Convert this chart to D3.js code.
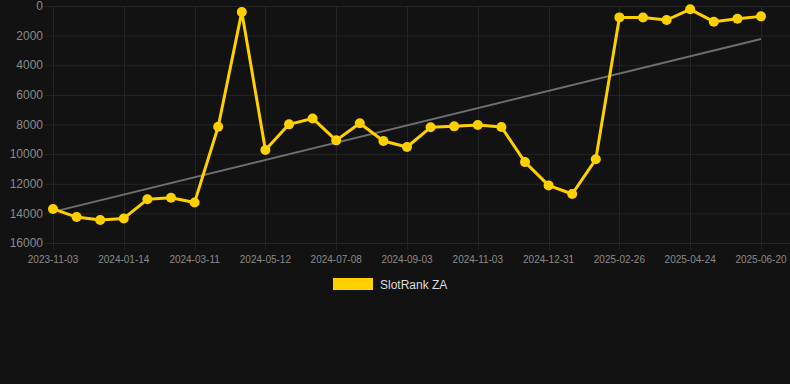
<!DOCTYPE html>
<html>
<head>
<meta charset="utf-8">
<script src="https://cdn.jsdelivr.net/npm/d3@7"></script>
<style>
  html, body { margin: 0; padding: 0; background: #121212; }
  svg { display: block; font-family: "Liberation Sans", Arial, sans-serif; }
</style>
</head>
<body>
<div id="chart"></div>
<script>
// dates on the x axis (every third one is labelled)
var dates = [
  "2023-11-03", "2023-11-27", "2023-12-21", "2024-01-14", "2024-02-02", "2024-02-21",
  "2024-03-11", "2024-03-31", "2024-04-21", "2024-05-12", "2024-05-31", "2024-06-19",
  "2024-07-08", "2024-07-27", "2024-08-15", "2024-09-03", "2024-09-23", "2024-10-13",
  "2024-11-03", "2024-11-22", "2024-12-12", "2024-12-31", "2025-01-19", "2025-02-07",
  "2025-02-26", "2025-03-17", "2025-04-05", "2025-04-24", "2025-05-13", "2025-06-01",
  "2025-06-20"
];
var ranks = [
  13700, 14250, 14450, 14340, 13050, 12940, 13260, 8150, 400, 9720, 7990,
  7590, 9070, 7920, 9115, 9520, 8190, 8125, 8035, 8170, 10540, 12110,
  12690, 10350, 770, 780, 945, 225, 1060, 855, 700
];
var trend = [13900, 2230];
var yTicks = [0, 2000, 4000, 6000, 8000, 10000, 12000, 14000, 16000];
var seriesName = "SlotRank ZA";

var width = 790, height = 384;

var svg = d3.select("#chart")
  .append("svg")
  .attr("width", width)
  .attr("height", height);

var x = d3.scalePoint()
  .domain(dates)
  .range([53, 761]);

var y = d3.scaleLinear()
  .domain([0, 16000])
  .range([6, 243]);

var labelled = dates.filter(function (d, i) { return i % 3 === 0; });

// grid
svg.append("g")
  .selectAll("line")
  .data(yTicks)
  .enter()
  .append("line")
  .attr("x1", 45)
  .attr("x2", 790)
  .attr("y1", function (d) { return y(d) + 0.5; })
  .attr("y2", function (d) { return y(d) + 0.5; })
  .attr("stroke", "#242424");

svg.append("g")
  .selectAll("line")
  .data(labelled)
  .enter()
  .append("line")
  .attr("x1", function (d) { return Math.round(x(d)) + 0.5; })
  .attr("x2", function (d) { return Math.round(x(d)) + 0.5; })
  .attr("y1", 6)
  .attr("y2", 250)
  .attr("stroke", "#242424");

// y labels
svg.append("g")
  .selectAll("text")
  .data(yTicks)
  .enter()
  .append("text")
  .attr("x", 43)
  .attr("y", function (d) { return y(d); })
  .attr("dy", "0.35em")
  .attr("text-anchor", "end")
  .attr("fill", "#8a8a8a")
  .style("font-size", "12px")
  .text(function (d) { return d; });

// x labels
svg.append("g")
  .selectAll("text")
  .data(labelled)
  .enter()
  .append("text")
  .attr("x", function (d) { return x(d); })
  .attr("y", 263)
  .attr("text-anchor", "middle")
  .attr("fill", "#8a8a8a")
  .style("font-size", "10px")
  .text(function (d) { return d; });

// trend line
svg.append("line")
  .attr("x1", x(dates[0]))
  .attr("y1", y(trend[0]))
  .attr("x2", x(dates[dates.length - 1]))
  .attr("y2", y(trend[1]))
  .attr("stroke", "#6e6e6e")
  .attr("stroke-width", 2);

// series
var line = d3.line()
  .x(function (d, i) { return x(dates[i]); })
  .y(function (d) { return y(d); });

svg.append("path")
  .datum(ranks)
  .attr("d", line)
  .attr("fill", "none")
  .attr("stroke", "#ffd000")
  .attr("stroke-width", 3)
  .attr("stroke-linejoin", "round");

svg.append("g")
  .selectAll("circle")
  .data(ranks)
  .enter()
  .append("circle")
  .attr("cx", function (d, i) { return x(dates[i]); })
  .attr("cy", function (d) { return y(d); })
  .attr("r", 5)
  .attr("fill", "#ffd000");

// legend
svg.append("rect")
  .attr("x", 333)
  .attr("y", 278)
  .attr("width", 40)
  .attr("height", 12)
  .attr("fill", "#ffd000");

svg.append("text")
  .attr("x", 380)
  .attr("y", 289)
  .attr("fill", "#dddddd")
  .style("font-size", "12px")
  .text(seriesName);
</script>
</body>
</html>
────────────────
Short problem: Copy the data word for word. Pictures do not go in the copy.

Task result:
Convert this chart to D3.js code.
<!DOCTYPE html>
<html>
<head>
<meta charset="utf-8">
<script src="https://cdn.jsdelivr.net/npm/d3@7"></script>
<style>
  html, body { margin: 0; padding: 0; background: #121212; }
  svg { display: block; font-family: "Liberation Sans", Arial, sans-serif; }
</style>
</head>
<body>
<div id="chart"></div>
<script>
// dates on the x axis (every third one is labelled)
var dates = [
  "2023-11-03", "2023-11-27", "2023-12-21", "2024-01-14", "2024-02-02", "2024-02-21",
  "2024-03-11", "2024-03-31", "2024-04-21", "2024-05-12", "2024-05-31", "2024-06-19",
  "2024-07-08", "2024-07-27", "2024-08-15", "2024-09-03", "2024-09-23", "2024-10-13",
  "2024-11-03", "2024-11-22", "2024-12-12", "2024-12-31", "2025-01-19", "2025-02-07",
  "2025-02-26", "2025-03-17", "2025-04-05", "2025-04-24", "2025-05-13", "2025-06-01",
  "2025-06-20"
];
var ranks = [
  13700, 14250, 14450, 14340, 13050, 12940, 13260, 8150, 400, 9720, 7990,
  7590, 9070, 7920, 9115, 9520, 8190, 8125, 8035, 8170, 10540, 12110,
  12690, 10350, 770, 780, 945, 225, 1060, 855, 700
];
var trend = [13900, 2230];
var yTicks = [0, 2000, 4000, 6000, 8000, 10000, 12000, 14000, 16000];
var seriesName = "SlotRank ZA";

var width = 790, height = 384;

var svg = d3.select("#chart")
  .append("svg")
  .attr("width", width)
  .attr("height", height);

var x = d3.scalePoint()
  .domain(dates)
  .range([53, 761]);

var y = d3.scaleLinear()
  .domain([0, 16000])
  .range([6, 243]);

var labelled = dates.filter(function (d, i) { return i % 3 === 0; });

// grid
svg.append("g")
  .selectAll("line")
  .data(yTicks)
  .enter()
  .append("line")
  .attr("x1", 45)
  .attr("x2", 790)
  .attr("y1", function (d) { return y(d) + 0.5; })
  .attr("y2", function (d) { return y(d) + 0.5; })
  .attr("stroke", "#242424");

svg.append("g")
  .selectAll("line")
  .data(labelled)
  .enter()
  .append("line")
  .attr("x1", function (d) { return Math.round(x(d)) + 0.5; })
  .attr("x2", function (d) { return Math.round(x(d)) + 0.5; })
  .attr("y1", 6)
  .attr("y2", 250)
  .attr("stroke", "#242424");

// y labels
svg.append("g")
  .selectAll("text")
  .data(yTicks)
  .enter()
  .append("text")
  .attr("x", 43)
  .attr("y", function (d) { return y(d); })
  .attr("dy", "0.35em")
  .attr("text-anchor", "end")
  .attr("fill", "#8a8a8a")
  .style("font-size", "12px")
  .text(function (d) { return d; });

// x labels
svg.append("g")
  .selectAll("text")
  .data(labelled)
  .enter()
  .append("text")
  .attr("x", function (d) { return x(d); })
  .attr("y", 263)
  .attr("text-anchor", "middle")
  .attr("fill", "#8a8a8a")
  .style("font-size", "10px")
  .text(function (d) { return d; });

// trend line
svg.append("line")
  .attr("x1", x(dates[0]))
  .attr("y1", y(trend[0]))
  .attr("x2", x(dates[dates.length - 1]))
  .attr("y2", y(trend[1]))
  .attr("stroke", "#6e6e6e")
  .attr("stroke-width", 2);

// series
var line = d3.line()
  .x(function (d, i) { return x(dates[i]); })
  .y(function (d) { return y(d); });

svg.append("path")
  .datum(ranks)
  .attr("d", line)
  .attr("fill", "none")
  .attr("stroke", "#ffd000")
  .attr("stroke-width", 3)
  .attr("stroke-linejoin", "round");

svg.append("g")
  .selectAll("circle")
  .data(ranks)
  .enter()
  .append("circle")
  .attr("cx", function (d, i) { return x(dates[i]); })
  .attr("cy", function (d) { return y(d); })
  .attr("r", 5)
  .attr("fill", "#ffd000");

// legend
svg.append("rect")
  .attr("x", 333)
  .attr("y", 278)
  .attr("width", 40)
  .attr("height", 12)
  .attr("fill", "#ffd000");

svg.append("text")
  .attr("x", 380)
  .attr("y", 289)
  .attr("fill", "#dddddd")
  .style("font-size", "12px")
  .text(seriesName);
</script>
</body>
</html>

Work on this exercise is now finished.